There are a number of people jockeying to be the interim mayor of San Francisco, which, as any right-thinking person knows, should immediately disqualify them.
You really want to inherit a $400 million deficit and start slashing jobs, social services and government agencies? You really want to have to sign the law banning children’s meal toys and end up as a punch line on Conan O’Brien’s TV show? You really want to have to come into the Legislative Chamber so supervisors can play question time?
But somebody has to do it, and by next week, we will probably know who the lucky winner is. Based on the judgment of the overanxious board members who are making the call, it will probably be the wrong person.
That is, not Michael Hennessey, the longest-tenured sheriff in San Francisco history.
Hennessey probably will not be given the job because he does not fit the mold held in the shaky hands of supervisors Chris Daly and David Campos as a wide-eyed activist mayor who would carry a so-called “progressive agenda” into Room 200 at City Hall and then try to win the job outright next November.
In fact, Hennessey does not really want the job, once again proving his sanity and showing why he has been the most successful elected official in San Francisco in the past half-century.
He does not play politics because he does not have to. He defies all labels. Most people would probably consider him among the most “progressive” sheriffs in the U.S. for instituting a number of pioneering programs for inmates, including drug rehabilitation and educational opportunities.
But he still believes in jailing criminals — again, not a very popular stand with some of our supervisors.
Still, he would do the job if asked, since it is hard to turn down a city in need — something he has shown over eight terms and 31 years. And if that does not make some supervisors suspicious, all this public service and civic duty stuff, then probably nothing will.

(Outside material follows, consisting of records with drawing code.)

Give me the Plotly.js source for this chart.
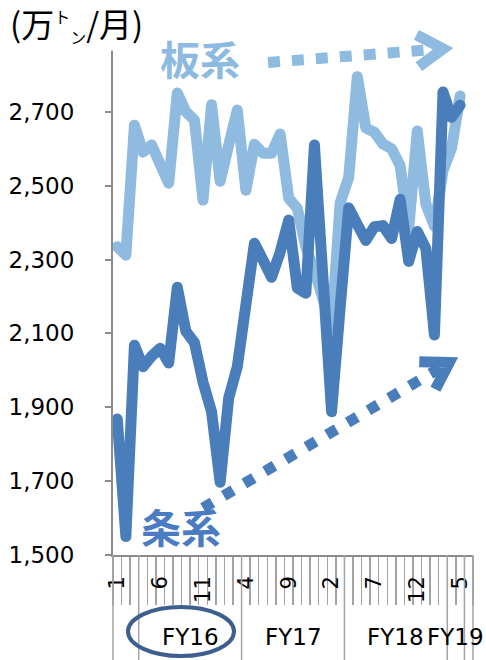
<!DOCTYPE html>
<html><head><meta charset="utf-8">
<script src="https://cdn.plot.ly/plotly-3.0.1.min.js"></script>
<style>html,body{margin:0;padding:0;background:#fff;}#chart{width:486px;height:660px;}</style>
</head><body><div id="chart"></div>
<script>
// ---- data ----
const months = ['2016/1','2016/2','2016/3','2016/4','2016/5','2016/6','2016/7','2016/8','2016/9','2016/10','2016/11','2016/12',
  '2017/1','2017/2','2017/3','2017/4','2017/5','2017/6','2017/7','2017/8','2017/9','2017/10','2017/11','2017/12',
  '2018/1','2018/2','2018/3','2018/4','2018/5','2018/6','2018/7','2018/8','2018/9','2018/10','2018/11','2018/12',
  '2019/1','2019/2','2019/3','2019/4','2019/5'];
// 板系 (flat products)
const itaValues = [2335,2312,2664,2591,2610,2560,2507,2751,2700,2678,2461,2719,2512,2610,2705,2488,2612,2588,2588,2640,
  2466,2439,2333,2271,2190,2115,2453,2523,2795,2656,2645,2613,2600,2555,2385,2648,2450,2390,2540,2602,2743];
// 条系 (long products)
const joValues = [1868,1550,2068,2010,2038,2060,2020,2225,2106,2075,1968,1888,1697,1925,2010,2190,2344,2299,2252,2320,
  2407,2223,2209,2610,2250,1888,2170,2440,2395,2352,2389,2392,2357,2463,2295,2376,2330,2096,2754,2685,2718];
const seriesNames = ['板系','条系'];
const yTickValues = [1500,1700,1900,2100,2300,2500,2700,2900];
const fyLabelPrefix = 'FY';
const unitTitle = '(万<sup><span style="font-size:16px">ト</span></sup><sub><span style="font-size:16px">ン</span></sub>/月)';

// ---- layout geometry ----
const W=486,H=660,L=113,R=13,T=38,B=105;
const pw=W-L-R, ph=H-T-B;
const slots = months.length + 1;
const px2x = p => (p-L)/pw;
const py2y = p => (H-B-p)/ph;
const LIGHT='#8FBBE0', DARK='#4A7EBB', AXIS='#8c8c8c', TICK='#a3a3a3';

const xs = months.map((_,i)=>i);
const monthTickIdx = xs.filter(i => i%5===0);
const monthTickText = monthTickIdx.map(i => months[i].split('/')[1]);
const boundaries = [];
for (let i=0;i<=slots;i++) boundaries.push(i-0.5);

// fiscal-year groups (April start)
const fy = months.map(m => { const [y,mo]=m.split('/').map(Number); return mo>=4?y:y-1; });
const groups = [];
fy.forEach((f,i)=>{ if(!groups.length || groups[groups.length-1].fy!==f) groups.push({fy:f,start:i,end:i}); else groups[groups.length-1].end=i; });
const firstFY = 2016;

const shapes = [];
const annotations = [];
const longLines = new Set([ -0.5, slots-0.5, months.length-0.5 ]);
groups.forEach(g => longLines.add(g.start-0.5));
longLines.forEach(b => {
  const xp = (b+0.5)/slots;
  shapes.push({type:'line',xref:'paper',yref:'paper',x0:xp,x1:xp,y0:0,y1:-B/ph,line:{color:TICK,width:1.5}});
});
groups.forEach(g => {
  if (g.fy < firstFY) return;
  const c = (g.start+g.end)/2;
  annotations.push({xref:'paper',yref:'paper',x:(c+0.5)/slots,y:py2y(637),text:fyLabelPrefix+String(g.fy).slice(2),
    showarrow:false,xanchor:'center',yanchor:'middle',font:{family:'DejaVu Sans',size:23,color:'#000'}});
});
shapes.push({type:'circle',xref:'paper',yref:'paper',x0:px2x(128),x1:px2x(234),y0:py2y(607),y1:py2y(656),line:{color:'#3D5F8E',width:4}});

function arrow(x0,y0,tx,ty,color,w,dash){
  const dx=tx-x0, dy=ty-y0, len=Math.hypot(dx,dy), ux=dx/len, uy=dy/len;
  const vx=tx-9*ux, vy=ty-9*uy;
  const ex=vx-6*ux, ey=vy-6*uy;
  shapes.push({type:'line',xref:'paper',yref:'paper',x0:px2x(x0),y0:py2y(y0),x1:px2x(ex),y1:py2y(ey),line:{color:color,width:w,dash:dash}});
  const bx=-ux, by=-uy, th=32*Math.PI/180, Lr=30;
  const a1x=vx+Lr*(bx*Math.cos(th)-by*Math.sin(th)), a1y=vy+Lr*(bx*Math.sin(th)+by*Math.cos(th));
  const a2x=vx+Lr*(bx*Math.cos(-th)-by*Math.sin(-th)), a2y=vy+Lr*(bx*Math.sin(-th)+by*Math.cos(-th));
  shapes.push({type:'path',xref:'paper',yref:'paper',
    path:`M ${px2x(a1x)} ${py2y(a1y)} L ${px2x(vx)} ${py2y(vy)} L ${px2x(a2x)} ${py2y(a2y)}`,
    line:{color:color,width:w},fillcolor:'rgba(0,0,0,0)'});
}
arrow(268,62.5,452,48,LIGHT,11,'12px,12px');
arrow(203,508,457,358,DARK,11,'11px,13px');

annotations.push({xref:'paper',yref:'paper',x:px2x(199.5),y:py2y(57.5),text:seriesNames[0],showarrow:false,xanchor:'center',yanchor:'middle',
  font:{family:'Noto Sans CJK JP',size:40,color:'#8DBAE0',weight:'bold'}});
annotations.push({xref:'paper',yref:'paper',x:px2x(181),y:py2y(526),text:seriesNames[1],showarrow:false,xanchor:'center',yanchor:'middle',
  font:{family:'Noto Sans CJK JP',size:40,color:'#4B7BC2',weight:'bold'}});
annotations.push({xref:'paper',yref:'paper',x:px2x(8),y:py2y(24),text:unitTitle,showarrow:false,xanchor:'left',yanchor:'middle',
  bgcolor:'#fff',borderpad:1,font:{family:'Noto Sans CJK JP',size:33,color:'#000'}});

const traces = [
  {x:xs,y:itaValues,name:seriesNames[0],type:'scatter',mode:'lines',line:{color:LIGHT,width:11},hoverinfo:'skip'},
  {x:xs,y:joValues,name:seriesNames[1],type:'scatter',mode:'lines',line:{color:DARK,width:11},hoverinfo:'skip'},
  {x:[0],y:[null],xaxis:'x2',type:'scatter',mode:'lines',showlegend:false,hoverinfo:'skip'}
];
const layout = {
  width:W,height:H,margin:{l:L,r:R,t:T,b:B,pad:0},showlegend:false,
  paper_bgcolor:'#fff',plot_bgcolor:'#fff',
  xaxis:{range:[-0.5,slots-0.5],tickmode:'array',tickvals:boundaries,showticklabels:false,ticks:'outside',ticklen:48,tickwidth:1.5,tickcolor:TICK,
    showline:true,linecolor:AXIS,linewidth:2,showgrid:false,zeroline:false,fixedrange:true},
  xaxis2:{overlaying:'x',anchor:'y',side:'bottom',range:[-0.5,slots-0.5],tickmode:'array',tickvals:monthTickIdx,ticktext:monthTickText,
    tickangle:-90,ticks:'',ticklabelstandoff:16,showline:false,showgrid:false,zeroline:false,tickfont:{family:'DejaVu Sans',size:21,color:'#000'}},
  yaxis:{range:[1500,2900],tickmode:'array',tickvals:yTickValues,ticktext:yTickValues.map(v=>v.toLocaleString('en-US')),
    ticks:'outside',ticklen:6,tickwidth:2,tickcolor:AXIS,showline:true,linecolor:AXIS,linewidth:2,showgrid:false,zeroline:false,
    ticklabelstandoff:26,tickfont:{family:'DejaVu Sans',size:23,color:'#000'}},
  shapes:shapes,annotations:annotations
};
Plotly.newPlot('chart',traces,layout,{staticPlot:true,displayModeBar:false}).then(gd=>{
  gd.querySelectorAll('.scatterlayer .js-line').forEach(p=>{p.style.strokeLinejoin='round';p.style.strokeLinecap='round';});
});
</script></body></html>
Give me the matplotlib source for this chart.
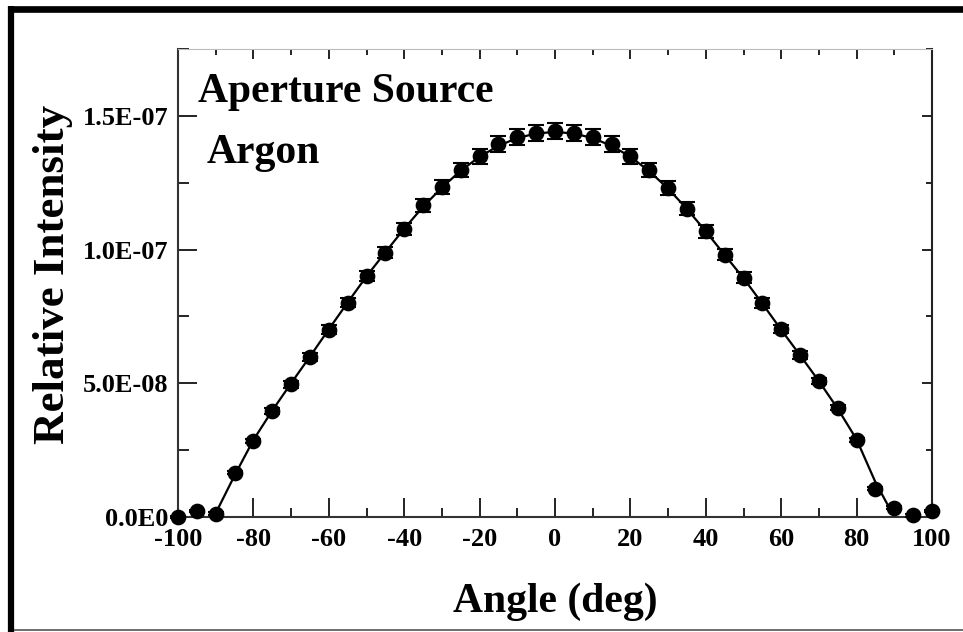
import matplotlib
matplotlib.use("Agg")
import matplotlib.pyplot as plt
from matplotlib.lines import Line2D
from matplotlib.ticker import MultipleLocator

# measured angular distribution, intensity in units of 1e-8
angle = [-100, -95, -90, -85, -80, -75, -70, -65, -60, -55, -50,
         -45, -40, -35, -30, -25, -20, -15, -10, -5, 0,
         5, 10, 15, 20, 25, 30, 35, 40, 45, 50,
         55, 60, 65, 70, 75, 80, 85, 90, 95, 100]
intensity = [0.00, 0.22, 0.13, 1.65, 2.84, 3.96, 4.96, 5.98, 7.01, 8.02, 9.01,
             9.89, 10.78, 11.65, 12.34, 12.97, 13.49, 13.94, 14.21, 14.36, 14.44,
             14.36, 14.21, 13.94, 13.49, 12.97, 12.30, 11.53, 10.68, 9.81, 8.95,
             8.00, 7.03, 6.06, 5.09, 4.09, 2.87, 1.06, 0.35, 0.06, 0.22]
err = [0.05, 0.05, 0.05, 0.06, 0.08, 0.10, 0.12, 0.14, 0.16, 0.18, 0.20,
       0.21, 0.23, 0.25, 0.26, 0.27, 0.28, 0.29, 0.29, 0.30, 0.30,
       0.30, 0.29, 0.29, 0.28, 0.27, 0.26, 0.25, 0.23, 0.21, 0.20,
       0.18, 0.16, 0.14, 0.12, 0.10, 0.08, 0.06, 0.05, 0.05, 0.05]

# fitted curve
fit_angle = [-90.5, -85, -80, -75, -70, -65, -60, -55, -50, -45, -40, -35,
             -30, -25, -20, -15, -10, -5, 0, 5, 10, 15, 20, 25, 30, 35,
             40, 45, 50, 55, 60, 65, 70, 75, 80, 85, 90]
fit_val = [0.0, 1.55, 2.88, 3.98, 5.00, 6.00, 7.02, 8.02, 9.00, 9.90, 10.78, 11.60,
           12.32, 12.95, 13.47, 13.88, 14.17, 14.34, 14.40, 14.34, 14.17, 13.88, 13.47, 12.93, 12.28, 11.52,
           10.68, 9.80, 8.93, 7.98, 7.00, 6.05, 5.08, 4.05, 2.90, 1.30, 0.0]

scale = 1e-8
ytick_vals = [0, 5e-8, 1e-7, 1.5e-7]
ytick_labels = ["0.0E0", "5.0E-08", "1.0E-07", "1.5E-07"]
xtick_vals = [-100, -80, -60, -40, -20, 0, 20, 40, 60, 80, 100]

plt.rcParams['font.family'] = ['Liberation Serif', 'DejaVu Serif']
plt.rcParams['font.weight'] = 'bold'

fig = plt.figure(figsize=(9.63, 6.32), dpi=100)
ax = fig.add_axes([178/963, 1-517/632, 754/963, 468/632])

y = [v*scale for v in intensity]
e = [v*scale for v in err]
fy = [v*scale for v in fit_val]

ax.plot(fit_angle, fy, color='black', lw=1.6, zorder=2)
ax.errorbar(angle, y, yerr=e, fmt='o', color='black', ms=10.3,
            elinewidth=1.5, capsize=5.5, capthick=1.5, zorder=3, clip_on=False)

ax.set_xlim(-100, 100)
ax.set_ylim(0, 1.75e-7)
ax.set_xticks(xtick_vals)
ax.set_xticklabels([str(v) for v in xtick_vals])
ax.xaxis.set_minor_locator(MultipleLocator(10))
ax.set_yticks(ytick_vals)
ax.set_yticklabels(ytick_labels)
ax.yaxis.set_minor_locator(MultipleLocator(2.5e-8))

ax.tick_params(which='both', direction='in', top=False, right=False, width=1.4, color='#222222')
ax.tick_params(which='major', length=14, labelsize=19, pad=7)
ax.tick_params(axis='x', which='major', pad=8)
ax.tick_params(axis='x', which='minor', length=6.5)
ax.tick_params(axis='y', which='minor', length=8)
for lab in ax.get_xticklabels() + ax.get_yticklabels():
    lab.set_fontweight('bold')

for side in ['left', 'bottom']:
    ax.spines[side].set_linewidth(1.5)
    ax.spines[side].set_color('#333333')
ax.spines['top'].set_linewidth(0.8)
ax.spines['top'].set_color('#bbbbbb')
ax.spines['right'].set_linewidth(1.5)
ax.spines['right'].set_color('#222222')

# shorter ticks on the top and right edges
top = ax.secondary_xaxis('top')
top.set_xticks(xtick_vals)
top.xaxis.set_minor_locator(MultipleLocator(10))
top.tick_params(which='both', direction='in', labeltop=False, width=1.4, color='#222222')
top.tick_params(which='major', length=7)
top.tick_params(which='minor', length=4.5)
top.spines['top'].set_visible(False)

right = ax.secondary_yaxis('right')
right.set_yticks(ytick_vals)
right.yaxis.set_minor_locator(MultipleLocator(2.5e-8))
right.tick_params(which='both', direction='in', labelright=False, width=1.4, color='#222222')
right.tick_params(which='major', length=7)
right.tick_params(which='minor', length=4.5)
right.spines['right'].set_visible(False)

ax.text(0.0265, 0.887, "Aperture Source", transform=ax.transAxes,
        fontsize=30, fontweight='bold', va='baseline', ha='left')
ax.text(0.0385, 0.756, "Argon", transform=ax.transAxes,
        fontsize=30, fontweight='bold', va='baseline', ha='left')

fig.text(555/963, 1-612/632, "Angle (deg)", fontsize=30, fontweight='bold',
         ha='center', va='baseline')
fig.text(53.5/963, 1-274/632, "Relative Intensity", fontsize=32.5, fontweight='bold',
         rotation=90, ha='center', va='center')

# frame around the figure
fig.add_artist(Line2D([8/963, 1], [1-9.3/632, 1-9.3/632], transform=fig.transFigure,
                      color='black', lw=4.8, solid_capstyle='butt'))
fig.add_artist(Line2D([11.2/963, 11.2/963], [1-6/632, 0], transform=fig.transFigure,
                      color='black', lw=4.5, solid_capstyle='butt'))
fig.add_artist(Line2D([14/963, 1], [1-630/632, 1-630/632], transform=fig.transFigure,
                      color='#555555', lw=1.2, solid_capstyle='butt'))

fig.savefig("out.png", dpi=100)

And the kiss of death will probably be his popularity. He has received more than 1 million votes in San Francisco since he was first elected in 1979. Most of the board members were elected with less than 10,000 votes. They might as well be in a separate solar system.
But rather than go on about all the reasons Hennessey will not gain the necessary six votes, I will let him pass along some thoughts to those posers actually angling for the job. When you amass 1 million votes for office, you are allowed some say.
“This city should have somebody during the transition period who understands San Francisco and has a good working relationship with all the members of the board,” Hennessey said. “I’m not overly daunted by the budget deficit because Mayor [Gavin] Newsom has a plan in place to balance the budget and I’ve had to make hard decisions in this jobs for years.
“I’ve been successful in part because I haven’t had to take votes on controversial issues. I’ve just focused on my job. My politics are unknown to most people. I may be too liberal for moderates and too moderate for liberals, but I’d do my best if asked to step into the mayor’s job.”
As if supervisors needed another reason not to pick Hennessey as interim mayor, he would have the chance to pick the next district attorney and sheriff, and who better to make those selections than someone who has been at the center of the criminal justice system here for nearly four decades?
That would make way too much sense, something the board would never let happen. You think that having the only sheriff with a law degree in California should have a say in who leads our criminal prosecutions and our jails? Who are you kidding?
No, it looks like Hennessey will just have to remain sheriff as long as he wants to hold the keys, going about his business in his own dignified way, without any of the grandstanding we have come to associate with the politics of San Francisco.
It is just as well. Hennessey would probably feel like a prisoner to all the special interests and ideological whims that fill City Hall. There is no worse feeling for a sheriff.